RACQ spokesperson Paul Turner said the Club was pleased the State Government had announced it had selected a technology provider to develop the system which would collect and distribute the latest fuel prices to websites and apps for the benefit of drivers.
“This announcement means we’re a step closer towards real fuel price transparency,” Mr Turner said.
“Queenslanders are rightly frustrated by the prices we’re seeing at the bowser, and while world oil prices and fluctuations in the dollar are out of our control, motorists can choose when and where they buy their fuel.
“Come December, when the trial begins, this data will be essential in giving drivers the info they need to make an informed choice when filling up. Queenslanders will be able to shun the servos charging the highest prices, and hopefully, that’ll force these servos to drop their prices.

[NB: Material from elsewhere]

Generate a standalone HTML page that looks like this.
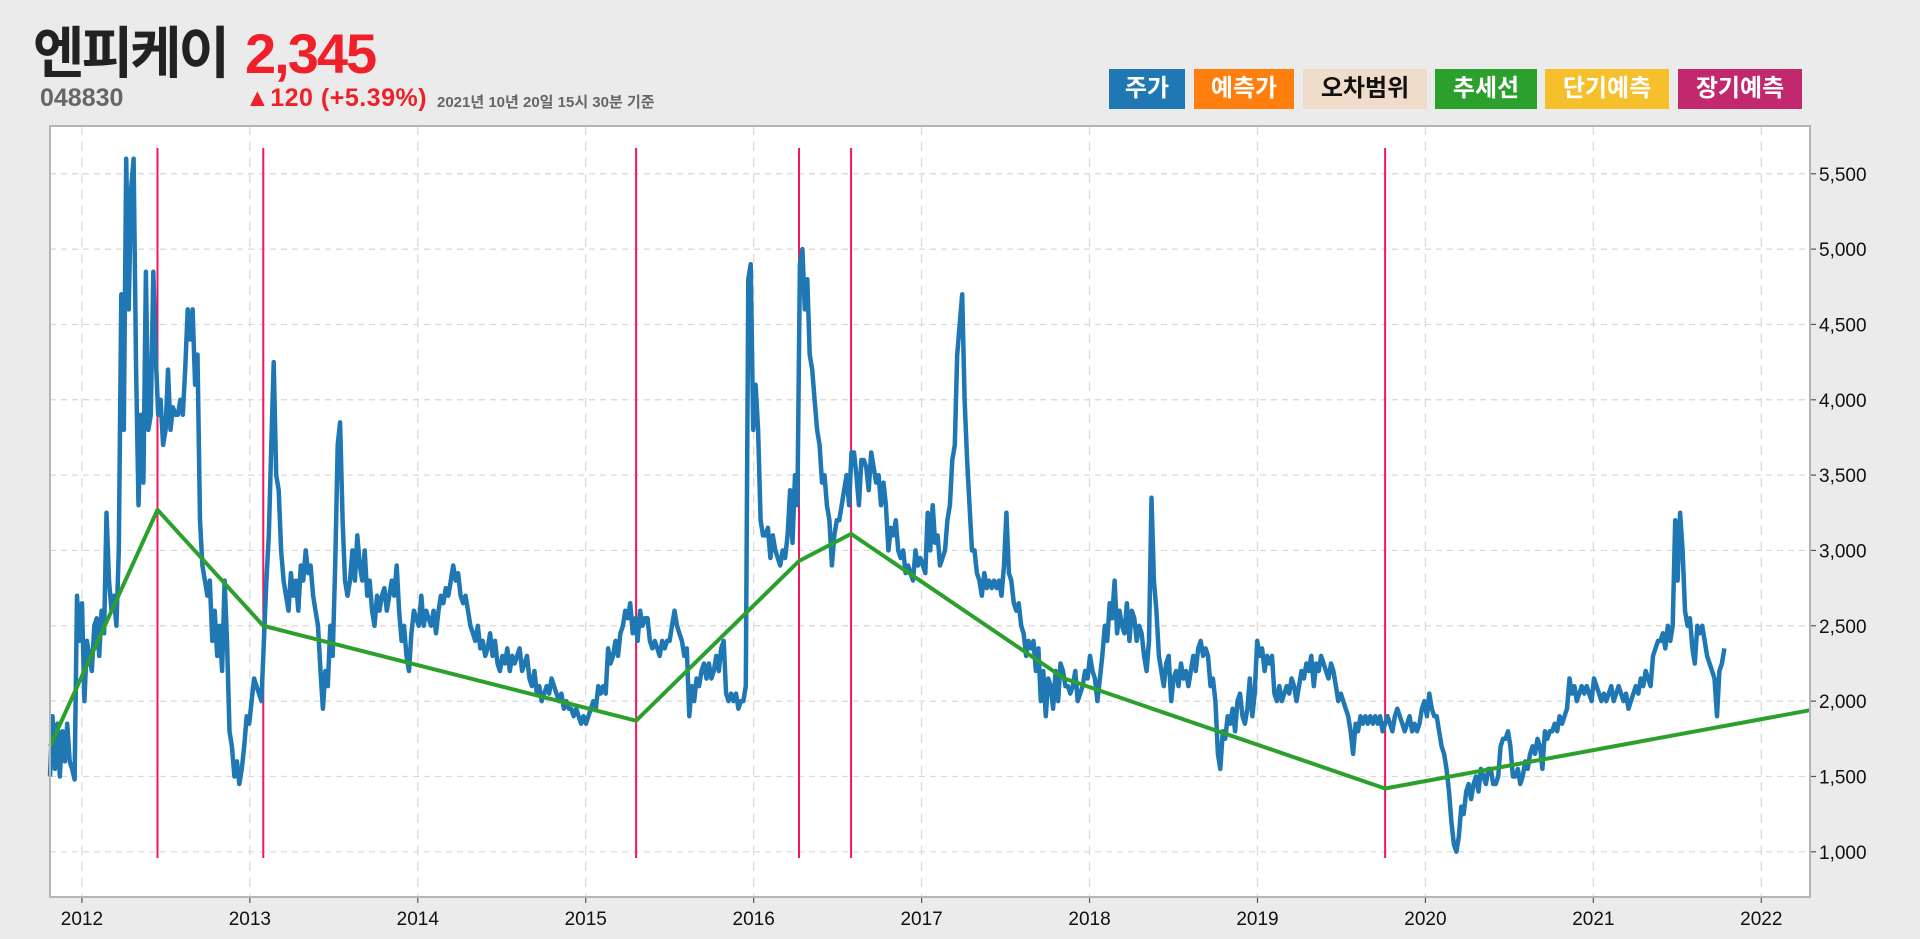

“With hundreds of retailers currently charging 169.9 cents per litre for unleaded in the south east, it’s clear this trial can’t come soon enough.”
Mr Turner said the aggregator software provided by Informed Sources would capture fuel prices from all Queensland service stations within 30 minutes of prices changing.
“Within a short timeframe of prices rising or falling, motorists will know about it and be able to fill up at the cheapest site – this is something RACQ has fought long and hard for,” he said.
“It means motorists can take the power back into their hands and can use the technology to shop around and support only the cheapest servo near them.
“We must use this trial to push for better competition between servos. If they want our business they’ll need to sell fuel at the cheapest price – but it’ll also be up to drivers to jump on board with the trial to ramp up the pressure.”
Energy Minister Dr Anthony Lynham said the technology was on track to be delivered by the end of the year.